To the growing numbers who appreciate and admire Sheikh Salah's work, he is not only providing a handout, but is also providing a framework for Palestinians and Israeli Arabs who feel the lack of leadership in Jerusalem.

To the Israeli authorities, however, Salah is a firebrand who inflames emotions, making repeated calls to Muslims that the Al Aqsa Mosque, the third-holiest site in Islam, is in danger. He's also adding, many say, to a growing Islamization of East Jerusalem.

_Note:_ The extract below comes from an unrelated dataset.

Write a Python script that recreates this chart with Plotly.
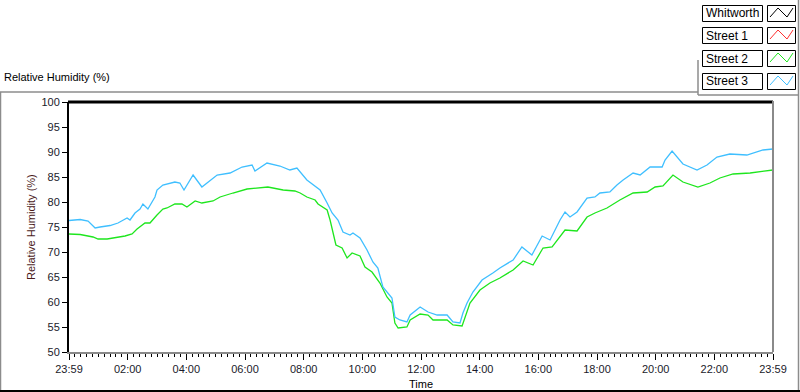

Last month, Israeli security forces raided the offices of the Islamic Movement in Umm al-Fahm under suspicions that it was aiding Hamas. Dozens of police entered the offices of the Al Aqsa Heritage Institute, the new name of Salah's organization. They confiscated documents, computers, and close to $100,000 held in a safe, according to officials and news wires.

In August 2007, Salah was indicted for inciting racism and violence after he called for a "third intifada," or uprising, his response to an Israeli archaeological dig in the Old City that he says is endangering the foundations of the Al Aqsa Mosque.

Salah himself has been barred by Israel from coming to Jerusalem. But the reach of his organization continues to make an impact here, most prominently in the form of this iftar that feeds up to 5,000 people a day.

He is filling in where secular Palestinian leaders have left a vacuum, as other Islamic institutions have across East Jerusalem. There are a growing number of Islamic private schools, as well as a whole host of services provided by Muslim organizations to meet the many needs there.